Jordan v. State

516 N.E.2d 1054 (1987)

Rodney S. JORDAN, Appellant (Defendant below),
v.
STATE of Indiana, Appellee (Plaintiff below).

No. 49S02-8709-JV-799.

Supreme Court of Indiana.

December 16, 1987.

Susan K. Carpenter, Public Defender, Vickie Yaser, Deputy Public Defender, Indianapolis, for appellant.

Linley E. Pearson, Atty. Gen., Jody Cusson-Cobb, Deputy Atty. Gen., Indianapolis, for appellee.

PER CURIAM.

Petition for rehearing denied.

SHEPARD, Chief Justice, concurring.

This action commenced when Rodney S. Jordan filed a petition for post-conviction relief by which he sought to set aside his 1965 adjudication of delinquency. The trial court denied his petition on the grounds that a determination of delinquency was not a conviction and that the post-conviction rules do not apply to delinquency matters. The Court of Appeals reversed, holding that they do. Jordan v. State (1986), Ind. App., 499 N.E.2d 759. We granted transfer and affirmed the trial court. Jordan v. State (1987), Ind., 512 N.E.2d 407.

While I join in the decision to deny rehearing, I wish to record reasons somewhat different than those I held when we originally decided the case.

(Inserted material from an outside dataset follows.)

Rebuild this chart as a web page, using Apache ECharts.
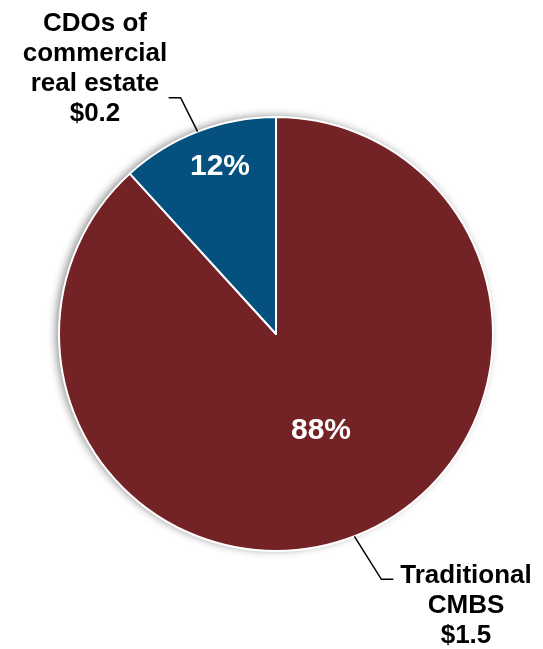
<!DOCTYPE html>
<html>
<head>
<meta charset="utf-8">
<script src="https://cdn.jsdelivr.net/npm/echarts@6/dist/echarts.min.js"></script>
<style>
html,body{margin:0;padding:0;background:#fff;}
#chart{width:543px;height:649px;}
</style>
</head>
<body>
<div id="chart"></div>
<script>
var categories = ['Traditional\nCMBS', 'CDOs of\ncommercial\nreal estate'];
var values = [1.5, 0.2];
var shares = [88, 12];
var colors = ['#732325', '#04507F'];

var pieData = categories.map(function (c, i) {
  return { name: c, value: values[i], share: shares[i], itemStyle: { color: colors[i] } };
});

var CENTER = [276, 334];
var RADIUS = 217;
var FONT = 'Arial, "Liberation Sans", Helvetica, sans-serif';

// label anchor positions (text blocks)
var pctPos = [[321, 431], [220, 167]];
var namePos = [[466, 606], [95, 69]];
// leader line bend offsets relative to the slice edge point
var bendOff = [[27, 43], [-17, -34]];
var tailLen = [12, -12];

var chart = echarts.init(document.getElementById('chart'));
chart.setOption({
  animation: false,
  series: [
    {
      type: 'pie', silent: true, z: 1,
      center: CENTER, radius: RADIUS, startAngle: 90, clockwise: true,
      data: pieData.map(function (d) { return { name: d.name, value: d.value }; }),
      itemStyle: { color: '#ffffff', shadowBlur: 8, shadowOffsetX: -3, shadowOffsetY: -1, shadowColor: 'rgba(0,0,0,0.45)' },
      label: { show: false }, labelLine: { show: false }
    },
    {
      type: 'pie', silent: true, z: 2,
      center: CENTER, radius: RADIUS, startAngle: 90, clockwise: true,
      avoidLabelOverlap: false,
      data: pieData,
      itemStyle: { borderColor: '#ffffff', borderWidth: 2 },
      label: {
        show: true, position: 'inside',
        formatter: function (p) { return p.data.share + '%'; },
        color: '#ffffff', fontFamily: FONT, fontWeight: 'bold', fontSize: 30
      },
      labelLine: { show: false },
      labelLayout: function (p) {
        return { x: pctPos[p.dataIndex][0], y: pctPos[p.dataIndex][1], align: 'center', verticalAlign: 'middle' };
      }
    },
    {
      type: 'pie', silent: true, z: 3,
      center: CENTER, radius: RADIUS, startAngle: 90, clockwise: true,
      avoidLabelOverlap: false,
      data: pieData.map(function (d) { return { name: d.name, value: d.value }; }),
      itemStyle: { color: 'rgba(0,0,0,0)' },
      label: {
        show: true, position: 'outside',
        formatter: function (p) { return p.name + '\n$' + p.value.toFixed(1); },
        color: '#000000', fontFamily: FONT, fontWeight: 'bold', fontSize: 26, lineHeight: 30,
        align: 'center'
      },
      labelLine: { show: true, length: 37, length2: 12, smooth: false, lineStyle: { color: '#000000', width: 1.5 } },
      labelLayout: function (p) {
        var i = p.dataIndex;
        var o = { x: namePos[i][0], y: namePos[i][1], align: 'center', verticalAlign: 'middle' };
        if (p.labelLinePoints) {
          var e = p.labelLinePoints[0];
          var b = [e[0] + bendOff[i][0], e[1] + bendOff[i][1]];
          o.labelLinePoints = [[e[0], e[1]], b, [b[0] + tailLen[i], b[1]]];
        }
        return o;
      }
    }
  ]
});
</script>
</body>
</html>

I am inclined to agree with Justices DeBruler and Dickson, who dissented from the Court's initial decision, that there must be some method by which a criminal defendant may challenge a prior adjudication of delinquency. In situations such as Jordan's, that adjudication constitutes a judicial determination that the child declared delinquent did commit the act which is the subject of the allegation. Ind. Code § *1055 31-6-4-1. Thus, it was not enough for those of us in the majority to say that when a juvenile adjudication appears later in a presentence report that it is the history of criminal activity which is considered by the court and not the adjudication itself. The adjudication indicates that the history is correct. It elevates the history from allegation to fact.

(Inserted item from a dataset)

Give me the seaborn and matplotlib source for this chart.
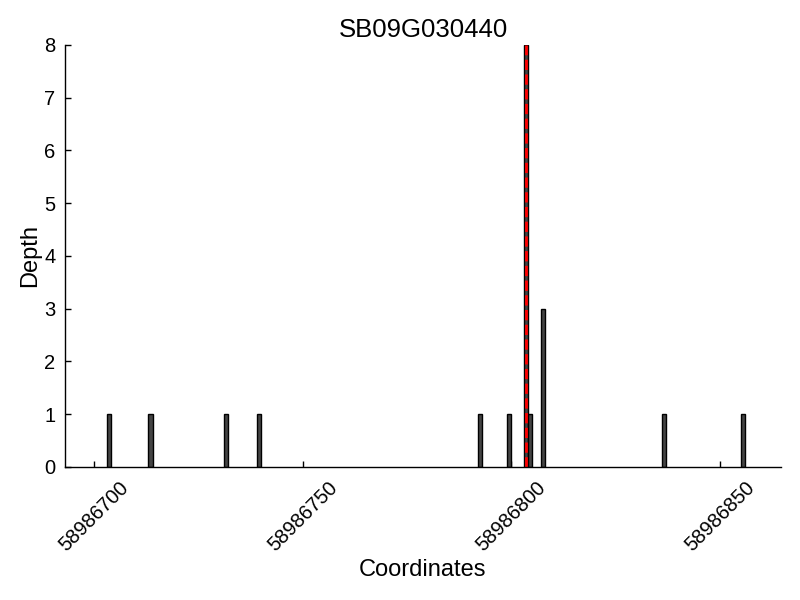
import matplotlib
matplotlib.use("Agg")
import matplotlib.pyplot as plt
import seaborn as sns
import pandas as pd

coordinates = [58986703, 58986713, 58986731, 58986739, 58986792, 58986799,
               58986803, 58986804, 58986807, 58986836, 58986855]
depths = [1, 1, 1, 1, 1, 1, 8, 1, 3, 1, 1]
marker_position = 58986803.5
title = "SB09G030440"
xticks = [58986700, 58986750, 58986800, 58986850]

sns.set_style("ticks")
plt.rcParams['font.family'] = ['Liberation Sans', 'DejaVu Sans']
for k in ["text.color", "axes.labelcolor", "xtick.color", "ytick.color", "axes.edgecolor"]:
    plt.rcParams[k] = "black"

df = pd.DataFrame({"Coordinates": coordinates, "Depth": depths})

fig = plt.figure(figsize=(8, 6), dpi=100)
ax = fig.add_axes([0.08125, 0.2217, 0.895, 0.7033])
ax.bar(df["Coordinates"], df["Depth"], width=1, align="edge",
       color="#444444", edgecolor="black", linewidth=1)
ax.axvline(marker_position, color="red", linestyle="--", linewidth=2)

ax.set_xlim(58986693, 58986864.6)
ax.set_ylim(0, 8)
ax.set_xticks(xticks)
ax.set_xticklabels([str(t) for t in xticks], rotation=45, fontsize=14.5)
ax.set_yticks(range(0, 9))
ax.tick_params(axis="y", labelsize=14.5, pad=7)
ax.tick_params(axis="x", pad=8)
ax.tick_params(direction="in", length=4, width=1, color="black")
sns.despine(ax=ax)
for s in ["left", "bottom"]:
    ax.spines[s].set_color("black")
    ax.spines[s].set_linewidth(1)
ax.set_xlabel("Coordinates", fontsize=17, labelpad=3)
ax.set_ylabel("Depth", fontsize=17, labelpad=2)
ax.set_title(title, fontsize=18.5, pad=6)
ax.grid(False)

fig.savefig("out.png", dpi=100)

Still, one may accept the idea that a remedy should be available without agreeing that the post-conviction rules are the appropriate means. Although the increasing formality of the juvenile system makes it look more and more like the criminal law system, both judges and legislators continue to assert that there are important differences. The General Assembly has flatly declared that a delinquency adjudication may not be "considered a conviction of a crime," Ind. Code § 31-6-3-5(b). If this policy is to retain some vitality, we should be cautious about actions which cut the other way.

For these reasons, and because I think that other avenues such as Trial Rule 60 are still open to Jordan, I am not presently prepared to embrace use of our post-conviction rules for these sorts of cases.

SHEPARD, C.J., and GIVAN and PIVARNIK, JJ., vote to deny rehearing.

DeBRULER and DICKSON, JJ., would grant rehearing.